DIRECTIONS:
Write the number of lines holding the word "with", and nothing else.

RECORDS TO USE:
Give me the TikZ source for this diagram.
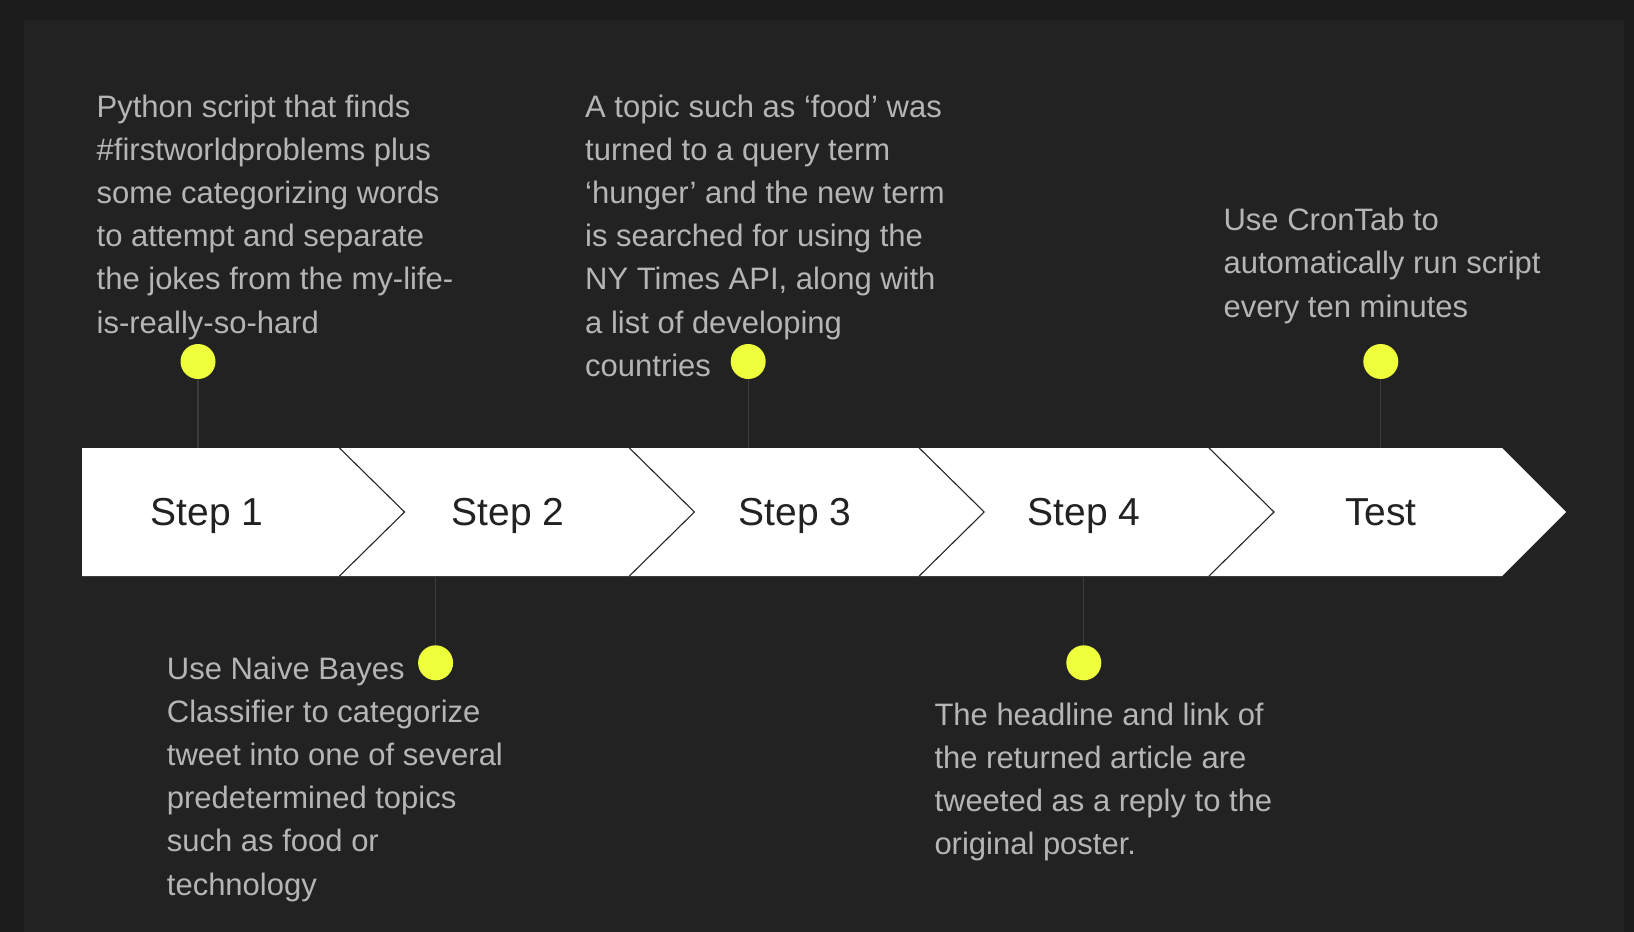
\documentclass[tikz,border=0pt]{standalone}
\usepackage{fontspec}
\setmainfont{Liberation Sans}
\definecolor{outerbg}{HTML}{1B1B1B}
\definecolor{panelbg}{HTML}{222222}
\definecolor{desctext}{HTML}{B5B5B5}
\definecolor{dotc}{HTML}{EEFF3C}
\definecolor{stemc}{HTML}{3C3C3C}
\definecolor{steptext}{HTML}{222222}
\newcommand\mydescfont{\fontsize{31}{43.2}\selectfont}
\begin{document}
\begin{tikzpicture}[x=1pt,y=-1pt,
  descbox/.style={anchor=base west, inner sep=0pt, text=desctext},
  dotnode/.style={circle, fill=dotc, minimum size=35pt, inner sep=0pt},
  stemline/.style={draw=stemc, line width=1.2pt},
  steplabel/.style={text=steptext, font=\fontsize{39}{44}\selectfont, inner sep=0pt, anchor=base},
  sepline/.style={draw=black!85, line width=1.1pt}]
\useasboundingbox (0,0) rectangle (1634,932);
\fill[outerbg] (0,0) rectangle (1634,932);
\fill[panelbg] (24,20) rectangle (1624,932);
% chevron bar
\fill[white] (82,448) -- (1502,448) -- (1566,512) -- (1502,576) -- (82,576) -- cycle;
\foreach \b in {339.5,629.4,919.2,1209} \draw[sepline] (\b,448) -- (\b+65,512) -- (\b,576);
% step labels
\node[steplabel] (s1) at (207,525) {Step 1};
\node[steplabel] (s2) at (508,525) {Step 2};
\node[steplabel] (s3) at (795,525) {Step 3};
\node[steplabel] (s4) at (1084,525) {Step 4};
\node[steplabel] (s5) at (1381,525) {Test};
% dots and stems
\node[dotnode] (d1) at (198,361.5) {};
\node[dotnode] (d2) at (435.6,662.8) {};
\node[dotnode] (d3) at (748.2,361.5) {};
\node[dotnode] (d4) at (1083.8,662.8) {};
\node[dotnode] (d5) at (1380.8,361.5) {};
\coordinate (e1) at (198,448);
\coordinate (e2) at (435.6,576);
\coordinate (e3) at (748.2,448);
\coordinate (e4) at (1083.8,576);
\coordinate (e5) at (1380.8,448);
\draw[stemline] (d1.south) -- (e1);
\draw[stemline] (e2) -- (d2.north);
\draw[stemline] (d3.south) -- (e3);
\draw[stemline] (e4) -- (d4.north);
\draw[stemline] (d5.south) -- (e5);
% descriptions
\node[descbox] (p1) at (96.5,117) {\parbox[t]{450pt}{\mydescfont Python script that finds\\ \#firstworldproblems plus\\ some categorizing words\\ to attempt and separate\\ the jokes from the my-life-\\ is-really-so-hard}};
\node[descbox] (p2) at (585,117) {\parbox[t]{450pt}{\mydescfont A topic such as ‘food’ was\\ turned to a query term\\ ‘hunger’ and the new term\\ is searched for using the\\ NY Times API, along with\\ a list of developing\\ countries}};
\node[descbox] (p3) at (1223.4,230.6) {\parbox[t]{400pt}{\mydescfont Use CronTab to\\ automatically run script\\ every ten minutes}};
\node[descbox] (p4) at (166.7,679) {\parbox[t]{450pt}{\mydescfont Use Naive Bayes\\ Classifier to categorize\\ tweet into one of several\\ predetermined topics\\ such as food or\\ technology}};
\node[descbox] (p5) at (934.3,725) {\parbox[t]{450pt}{\mydescfont The headline and link of\\ the returned article are\\ tweeted as a reply to the\\ original poster.}};
\end{tikzpicture}
\end{document}
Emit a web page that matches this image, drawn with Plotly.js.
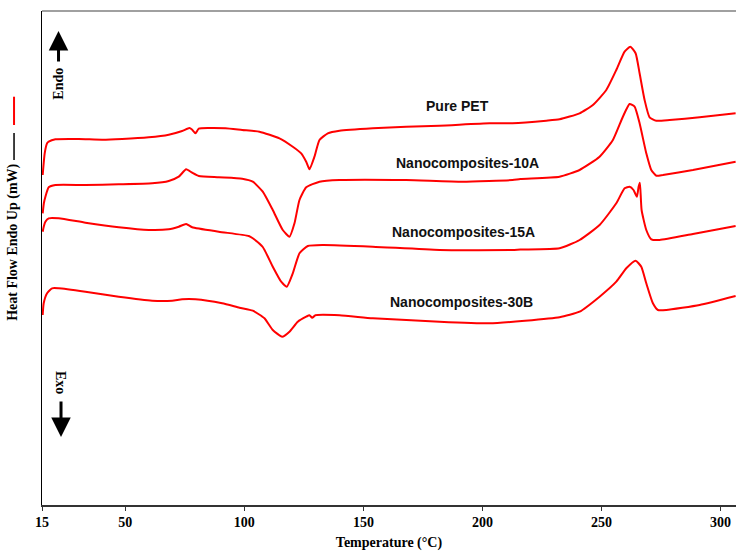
<!DOCTYPE html>
<html>
<head>
<meta charset="utf-8">
<script src="https://cdn.plot.ly/plotly-3.0.1.min.js"></script>
<style>html,body{margin:0;padding:0;background:#fff;}#chart{width:736px;height:551px;}</style>
</head>
<body>
<div id="chart"></div>
<script>
// Temperature (°C) and heat flow (arbitrary, endo up)
const petT = [15.29,16.13,17.14,17.82,20.63,30.42,40.25,48.66,59.83,68.24,73.87,76.93,77.98,79.45,80.84,85.04,92.06,99.08,106.34,114.75,120.34,123.87,125.97,127.35,129.45,131.55,135.04,139.96,153.95,167.98,181.97,202.98,212.65,226.81,232.39,240.8,246.39,252.02,256.22,259.71,262.1,264.33,266.01,268.11,270.21,273.03,278.61,291.22,306.34];
const petH = [33.0,35.17,36.17,36.33,36.57,36.6,36.53,36.6,36.77,37.03,37.4,37.7,37.55,37.17,37.63,37.7,37.67,37.5,37.33,36.67,35.83,35.17,34.33,33.57,34.83,36.5,37.17,37.43,37.67,37.83,37.93,38.17,38.17,38.43,38.57,39.17,40.0,41.5,43.5,45.33,45.83,45.17,43.17,40.5,38.77,38.43,38.5,38.77,39.17];

const n10T = [15.29,15.8,16.43,17.82,20.63,33.24,47.23,61.26,68.24,72.44,75.55,78.07,80.84,89.24,99.08,103.53,107.73,111.93,116.13,118.95,121.05,123.15,125.97,131.55,139.96,167.98,191.64,212.65,215.92,232.39,240.8,249.2,254.79,258.99,261.81,263.91,266.01,268.82,270.92,273.03,275.8,288.4,306.34];
const n10H = [29.17,30.2,30.83,31.77,32.0,32.0,32.07,32.17,32.4,32.83,33.57,33.23,32.9,32.77,32.63,32.33,31.33,29.5,27.5,26.83,28.17,30.5,31.77,32.33,32.5,32.5,32.33,32.5,32.6,32.83,33.5,34.83,36.5,38.83,40.1,39.83,38.17,35.17,33.5,32.93,33.0,33.5,34.33];

const n15T = [15.29,15.8,16.43,17.82,22.02,33.24,47.23,59.83,68.24,72.44,75.55,78.07,89.24,101.85,103.53,107.73,111.93,115.46,117.82,120.34,123.15,126.64,132.94,153.95,181.97,212.65,215.92,232.39,240.8,249.2,256.22,259.71,261.81,263.45,264.88,265.59,266.13,266.85,268.82,270.92,274.41,288.4,306.34];
const n15H = [27.33,27.9,28.33,28.67,28.67,28.23,27.77,27.5,27.57,27.83,28.1,27.77,27.33,26.9,26.67,25.8,23.83,22.33,21.83,23.17,25.17,25.9,26.0,25.83,25.5,25.5,25.55,25.67,26.5,28.0,30.17,31.67,31.83,31.5,30.83,31.83,32.23,29.5,27.5,26.57,26.5,27.1,27.9];

const n30T = [15.29,15.71,17.14,19.24,22.02,33.24,47.23,61.26,69.66,73.87,79.45,90.67,97.94,103.53,108.45,111.93,115.88,118.95,122.44,125.97,127.35,128.49,129.87,139.96,153.95,181.97,202.98,217.87,232.39,240.8,249.2,256.22,260.42,264.33,266.72,268.82,271.6,273.7,277.23,291.22,306.34];
const n30H = [19.0,20.17,21.17,21.67,21.67,21.33,20.83,20.43,20.43,20.57,20.57,20.17,19.73,19.43,18.67,17.5,16.83,17.33,18.33,18.83,18.97,18.73,18.97,18.97,18.67,18.33,18.17,18.42,18.77,19.33,20.83,22.33,23.67,24.43,23.83,22.17,20.17,19.5,19.5,20.0,20.9];

const seriesNames = ['Pure PET','Nanocomposites-10A','Nanocomposites-15A','Nanocomposites-30B'];
const labelT = [189.5,193.9,192.0,191.1];
const labelH = [39.9,34.17,27.33,20.33];
const tickVals = [15,50,100,150,200,250,300];

const xs = [petT,n10T,n15T,n30T];
const ys = [petH,n10H,n15H,n30H];
const traces = xs.map((x,i)=>({
  x:x, y:ys[i], type:'scatter', mode:'lines', name:seriesNames[i],
  line:{color:'#ff0000', width:2, shape:'spline', smoothing:0.5},
  hoverinfo:'skip', showlegend:false
}));

const serif = 'Liberation Serif, Times New Roman, serif';
const sans = 'Liberation Sans, Arial, sans-serif';

const annotations = seriesNames.map((s,i)=>({
  x:labelT[i], y:labelH[i], xref:'x', yref:'y', text:s, showarrow:false,
  xanchor:'center', yanchor:'middle',
  font:{family:sans, size:14, color:'#111', weight:'bold'}
}));

annotations.push(
  {xref:'paper', yref:'paper', x:-0.0411, y:0.5316, xanchor:'center', yanchor:'middle',
   textangle:-90, showarrow:false, text:'Heat Flow Endo Up (mW)',
   font:{family:serif, size:14, color:'#000', weight:'bold'}},
  {xref:'paper', yref:'paper', x:0.0238, y:0.852, xanchor:'center', yanchor:'middle',
   textangle:-90, showarrow:false, text:'Endo',
   font:{family:serif, size:14, color:'#000', weight:'bold'}},
  {xref:'paper', yref:'paper', x:0.0267, y:0.248, xanchor:'center', yanchor:'middle',
   textangle:90, showarrow:false, text:'Exo',
   font:{family:serif, size:14, color:'#000', weight:'bold'}},
  {xref:'paper', yref:'paper', x:0.0238, y:0.9595, text:'', showarrow:true,
   ax:0, ay:32, arrowhead:2, arrowsize:1.3, arrowwidth:3, arrowcolor:'#000'},
  {xref:'paper', yref:'paper', x:0.0274, y:0.1377, text:'', showarrow:true,
   ax:0, ay:-37, arrowhead:2, arrowsize:1.3, arrowwidth:3, arrowcolor:'#000'}
);

const layout = {
  width:736, height:551,
  margin:{l:42, r:0, t:11, b:46},
  paper_bgcolor:'#fff', plot_bgcolor:'#fff',
  showlegend:false,
  xaxis:{
    range:[15,306.5], tickvals:tickVals, ticktext:tickVals.map(String),
    showgrid:false, zeroline:false, showline:true, linecolor:'#333', linewidth:1.5,
    ticks:'outside', ticklen:4, tickcolor:'#333', tickwidth:1,
    tickfont:{family:serif, size:14, color:'#000', weight:'bold'},
    title:{text:'Temperature (°C)', standoff:8, font:{family:serif, size:14, color:'#000', weight:'bold'}},
    automargin:false
  },
  yaxis:{
    range:[0,49.4], showgrid:false, zeroline:false, showline:true, linecolor:'#000', linewidth:1.5,
    ticks:'', showticklabels:false, automargin:false
  },
  shapes:[
    {type:'line', xref:'paper', yref:'paper', x0:0, x1:1, y0:1, y1:1,
     line:{color:'#808080', width:1.5}},
    {type:'line', xref:'paper', yref:'paper', x0:-0.0403, x1:-0.0403, y0:0.6984, y1:0.7530,
     line:{color:'#000', width:1.5}},
    {type:'line', xref:'paper', yref:'paper', x0:-0.0403, x1:-0.0403, y0:0.7692, y1:0.8265,
     line:{color:'#ff0000', width:2}}
  ],
  annotations:annotations
};

Plotly.newPlot('chart', traces, layout, {displayModeBar:false, staticPlot:true});
</script>
</body>
</html>
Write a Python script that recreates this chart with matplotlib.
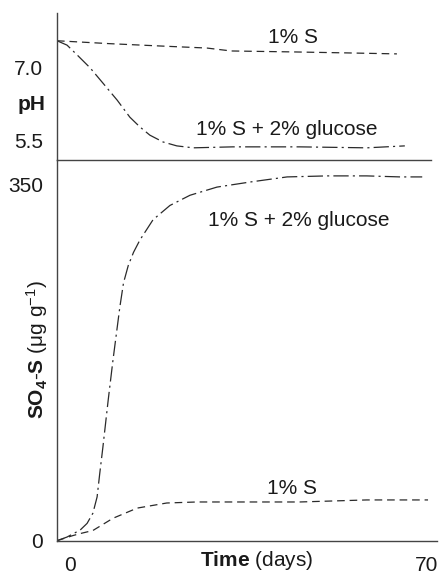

ANSWER TO THIS EXERCISE:
3